DOCS: Update <Section/Topic> documentation
-
Refactor: Enhancing the code without changing its functionality, usually for readability, efficiency, or structure improvements.
REFACTOR: Enhance <Component> for better <Aspect>
-
Snapshot: Temporarily saving the current state of the project. Useful for marking specific points in development or experimentation and save it into git instead of simply using your IDE Stash feature, which is not visible to others and can be lost if not properly managed.
SNAPSHOT: Temporary commit to save the current state for later reference
If you need to revert to a previous state after making a snapshot or any commit, you can use the following commands:
- To undo the last commit and return your workspace to the state just before that commit (keeping your changes in the working directory):
git reset --soft HEAD^
- To completely remove the last commit, including all changes (use with caution):
git reset --hard HEAD^
These commands are invaluable for refining your contributions, allowing you to adjust your approach before finalizing your commit.
By following these guidelines for your commits, you help ensure that your contributions are easily integrated and appreciated by the project team and community.
- Commit Your Changes: After making sure your changes are thorough and well-organized, commit them to your branch.

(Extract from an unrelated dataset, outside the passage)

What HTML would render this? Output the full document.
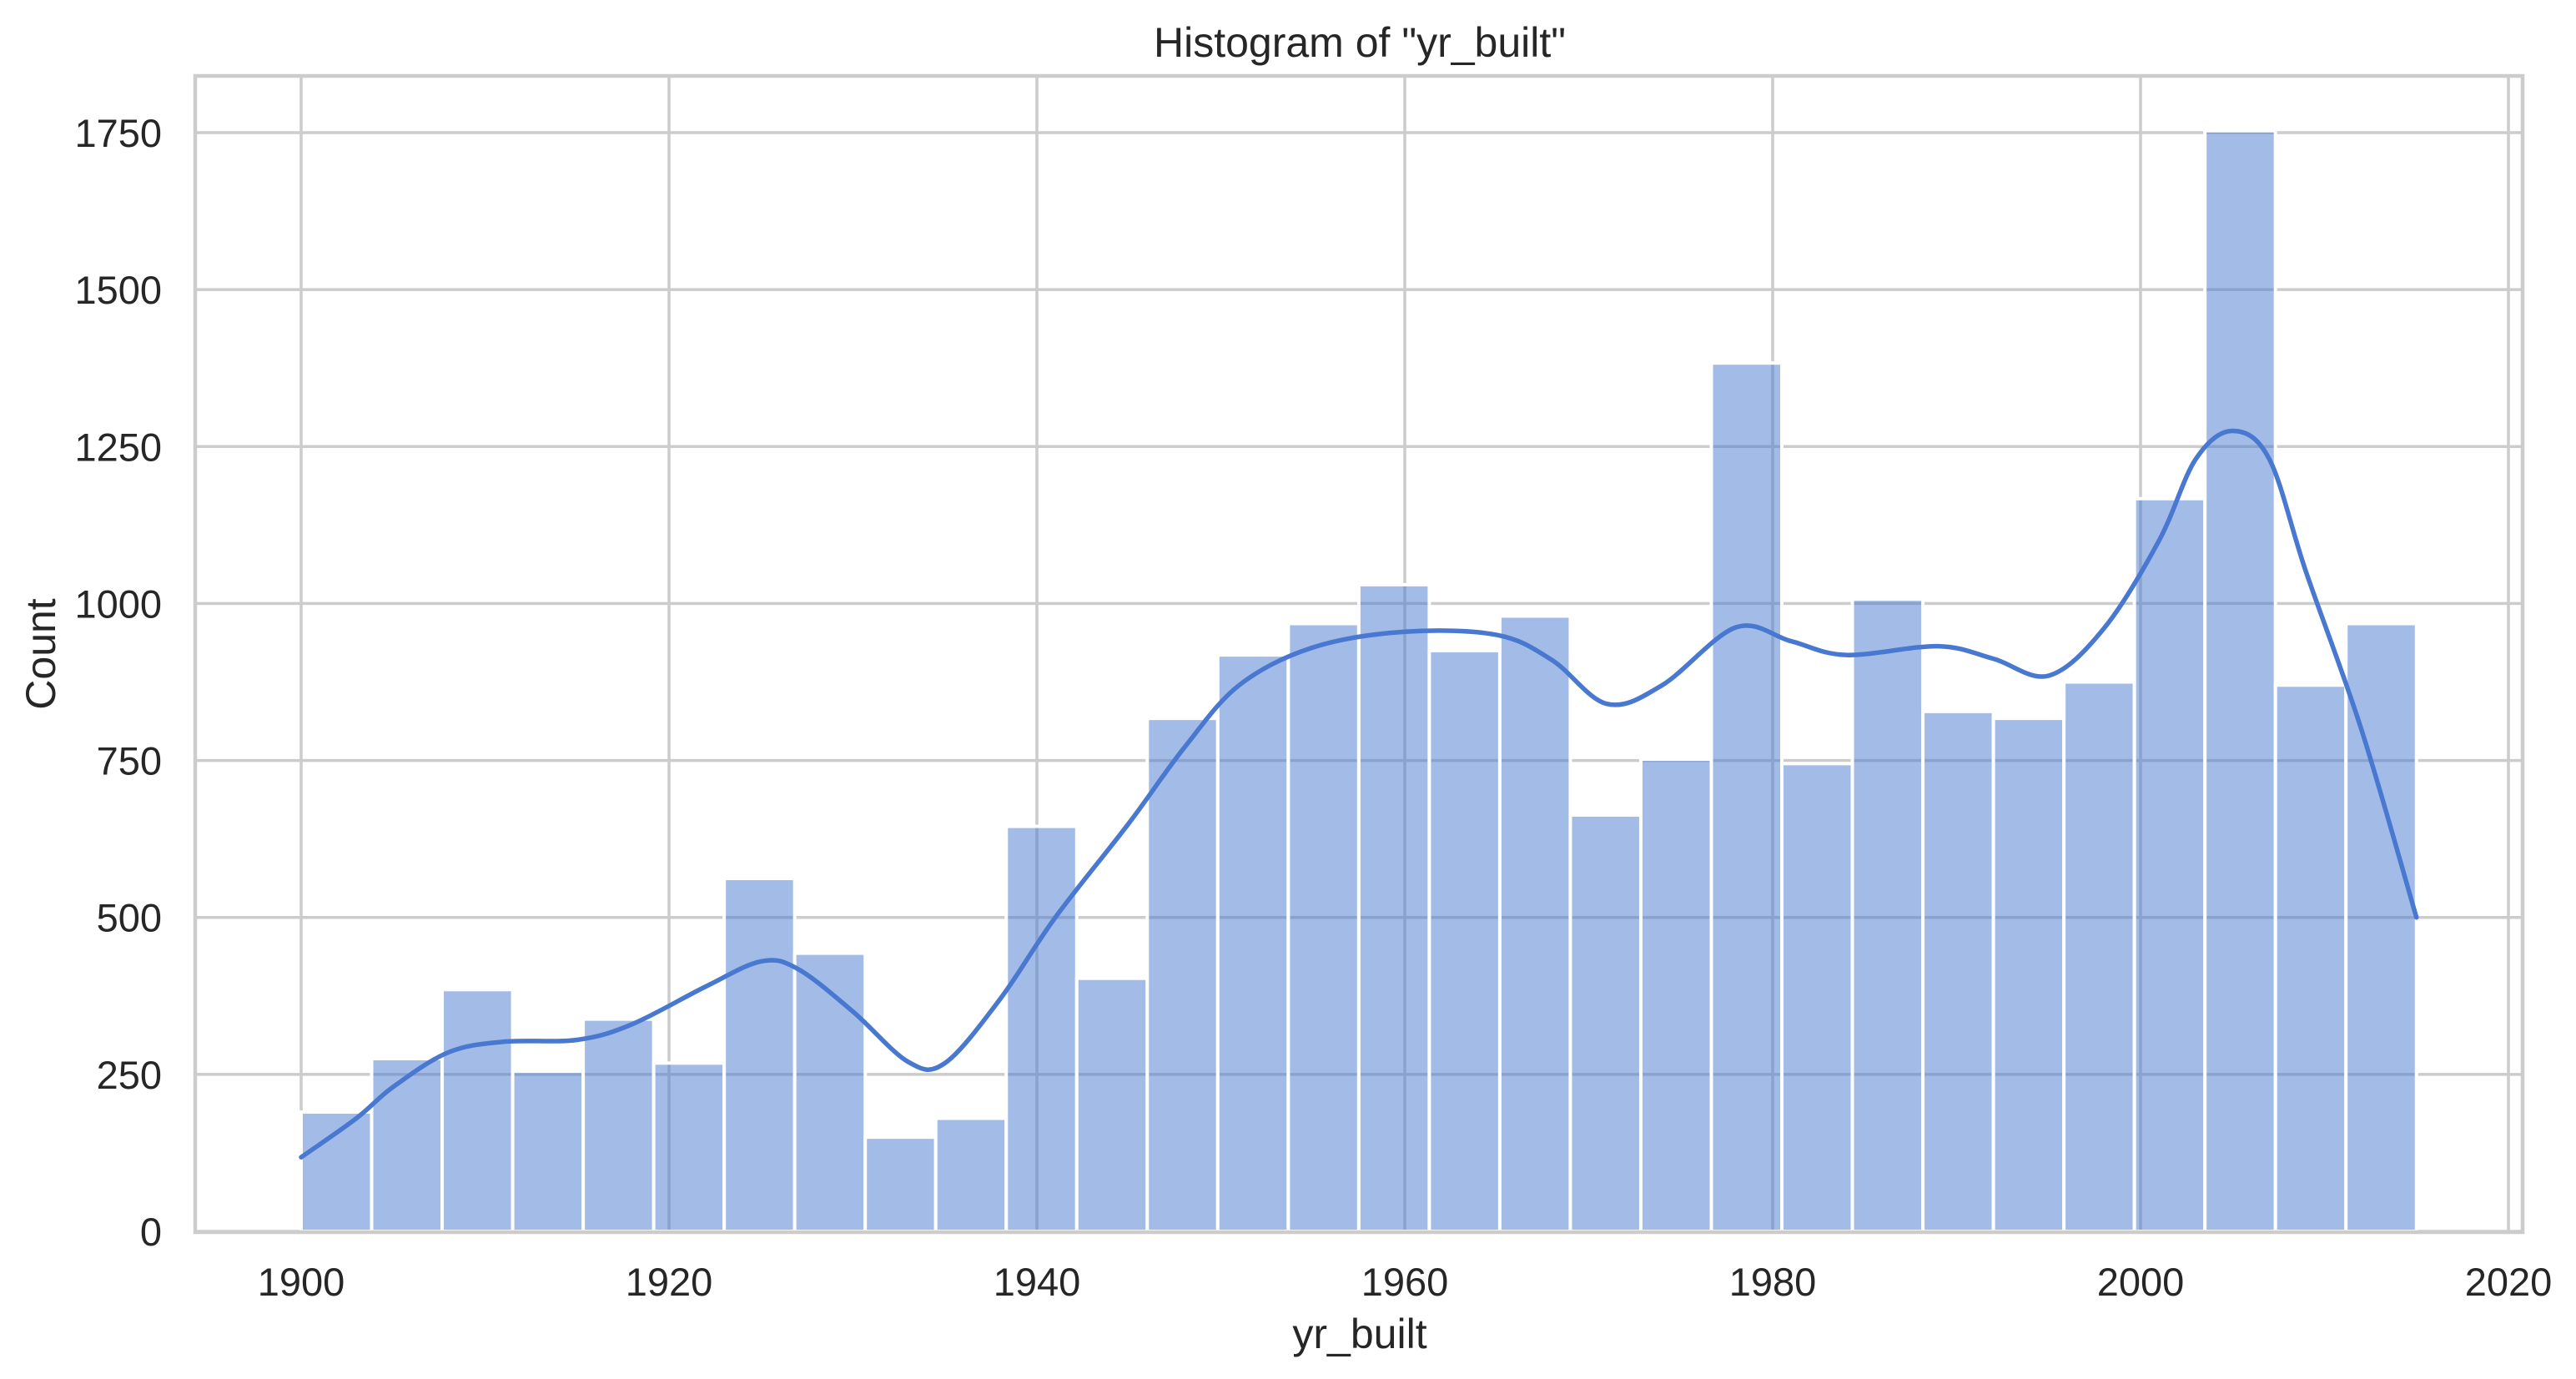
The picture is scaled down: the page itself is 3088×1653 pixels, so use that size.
<!DOCTYPE html>
<html><head><meta charset="utf-8">
<style>
html,body{margin:0;padding:0;background:#fff;}
svg{display:block;font-family:"Liberation Sans",Arial,sans-serif;}
</style></head>
<body>
<svg id="chart" width="3088" height="1653" viewBox="0 0 3088 1653" xmlns="http://www.w3.org/2000/svg">
  <rect x="0" y="0" width="3088" height="1653" fill="#ffffff"/>
  <g id="grid"></g>
  <g id="bars"></g>
  <g id="kde"></g>
  <g id="spines"></g>
  <g id="ticks"></g>
  <text x="1630" y="68" font-size="50" text-anchor="middle" fill="#262626">Histogram of "yr_built"</text>
  <text x="1630" y="1616" font-size="50" text-anchor="middle" fill="#262626">yr_built</text>
  <text x="0" y="0" font-size="50" text-anchor="middle" fill="#262626" transform="translate(66,784) rotate(-90)">Count</text>
</svg>
<script>
const binStart = 1900;
const binEnd = 2015;
const counts = [190, 275, 385, 255, 338, 268, 562, 443, 150, 180, 645, 403, 817, 918, 968, 1030, 925, 980, 663, 752, 1383, 745, 1007, 828, 817, 875, 1167, 1753, 870, 968];
const kdeYears = [1900, 1903, 1905, 1908, 1911, 1915, 1918, 1922, 1925, 1927, 1930, 1933, 1935, 1938, 1941, 1945, 1948, 1951, 1955, 1960, 1965, 1968, 1971, 1974, 1978, 1981, 1984, 1989, 1992, 1995, 1998, 2001, 2003, 2005, 2007, 2009, 2012, 2015];
const kdeValues = [118, 180, 230, 285, 302, 305, 330, 390, 430, 418, 350, 270, 268, 370, 500, 650, 770, 870, 930, 955, 950, 910, 840, 870, 962, 940, 918, 932, 912, 885, 960, 1100, 1230, 1275, 1230, 1050, 800, 500];
const xTicks = [1900, 1920, 1940, 1960, 1980, 2000, 2020];
const yTicks = [0, 250, 500, 750, 1000, 1250, 1500, 1750];

const L = 234, R = 3024, T = 91, B = 1477;
const x = v => 361 + (v - 1900) * 22.05;
const y = v => 1476 - v * (1476 - 159) / 1750;
const NS = 'http://www.w3.org/2000/svg';
function mk(tag, attrs, parent) {
  const e = document.createElementNS(NS, tag);
  for (const k in attrs) e.setAttribute(k, attrs[k]);
  parent.appendChild(e);
  return e;
}
const grid = document.getElementById('grid');
xTicks.forEach(t => {
  const l = mk('line', {x1: x(t), x2: x(t), y1: T, y2: B, stroke: '#cccccc', 'stroke-width': 3.5}, grid);
  
  
});
yTicks.forEach(t => {
  const l = mk('line', {x1: L, x2: R, y1: y(t), y2: y(t), stroke: '#cccccc', 'stroke-width': 3.5}, grid);
  
  
});
const bars = document.getElementById('bars');
const bw = (binEnd - binStart) / counts.length;
counts.forEach((c, i) => {
  const x0 = x(binStart + i * bw), x1 = x(binStart + (i + 1) * bw);
  const r = mk('rect', {x: x0, y: y(c), width: x1 - x0, height: y(0) - y(c), fill: 'rgba(72,120,208,0.5)', stroke: '#ffffff', 'stroke-width': 4}, bars);
  
  
});
const kde = document.getElementById('kde');
let pts = kdeYears.map((yr, i) => [x(yr), y(kdeValues[i])]);
let d = 'M' + pts[0][0] + ',' + pts[0][1];
for (let i = 0; i < pts.length - 1; i++) {
  const p0 = pts[Math.max(i - 1, 0)], p1 = pts[i], p2 = pts[i + 1], p3 = pts[Math.min(i + 2, pts.length - 1)];
  const c1 = [p1[0] + (p2[0] - p0[0]) / 6, p1[1] + (p2[1] - p0[1]) / 6];
  const c2 = [p2[0] - (p3[0] - p1[0]) / 6, p2[1] - (p3[1] - p1[1]) / 6];
  d += ' C' + c1[0] + ',' + c1[1] + ' ' + c2[0] + ',' + c2[1] + ' ' + p2[0] + ',' + p2[1];
}
const path = mk('path', {d: d, fill: 'none', stroke: '#4878d0', 'stroke-width': 5.5, 'stroke-linejoin': 'round', 'stroke-linecap': 'round'}, kde);


const sp = document.getElementById('spines');
const frame = mk('rect', {x: L, y: T, width: R - L, height: B - T, fill: 'none', stroke: '#cccccc', 'stroke-width': 4.5}, sp);


const ticks = document.getElementById('ticks');
xTicks.forEach(t => {
  const tx = mk('text', {x: x(t), y: 1553, 'font-size': 47, 'text-anchor': 'middle', fill: '#262626'}, ticks);
  tx.textContent = t;
  
  
});
yTicks.forEach(t => {
  const tx = mk('text', {x: 194, y: y(t) + 17, 'font-size': 47, 'text-anchor': 'end', fill: '#262626'}, ticks);
  tx.textContent = t;
  
  
});
</script>
</body></html>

Use clear and concise commit messages that accurately describe the changes you've made and their impact on the project.
git commit -m "FEAT: Add some AmazingFeature"
Remember, the quality of your commits and their messages significantly affects the review process and the overall development flow. It's always worth taking the extra time to review your changes and craft meaningful commit messages.
After making your changes, you're ready to contribute them back to the original project.
- Push to GitHub: Push your changes to your fork on GitHub.
git push origin feature/AmazingFeature
- Open a Pull Request: Go to the original repository on GitHub, and you should see a prompt to open a pull request from your new branch. Click the "Compare & pull request" button to begin the process.
- Describe Your Changes: Provide a title and detailed description of your changes in the pull request. Explain the rationale behind your changes, any issues they address, and any testing you've performed.
- Submit the Pull Request: Submit your pull request. The project maintainers will then review your contribution. Be open to feedback and ready to make further tweaks or improvements based on their suggestions.
After submitting your pull request, stay engaged in the conversation. The project maintainers may have questions or request changes before your contribution can be merged.
- Respond to Feedback: Be responsive to comments and feedback from the project's maintainers. If changes are requested, make them promptly and update your pull request.
- Update Your Branch if Needed: If your pull request has conflicts with the base branch, you may need to update your branch. You can do this by merging or rebasing your branch with the latest version of the base branch.
Once your pull request has been reviewed and merged, your contribution is now part of the project! Be proud of your work and celebrate your contribution to the open-source community.
By following these steps, you can contribute effectively to projects and make a positive impact on the open-source ecosystem. Thank you for contributing!
This project is licensed under the Apache License 2.0. This license permits use, modification, distribution, and sublicense of the code for both private and commercial purposes, provided that the original copyright notice and a disclaimer of warranty are included in all copies or substantial portions of the software. It also requires a clear attribution back to the original author(s) of the repository. For more details, see the LICENSE file in this repository.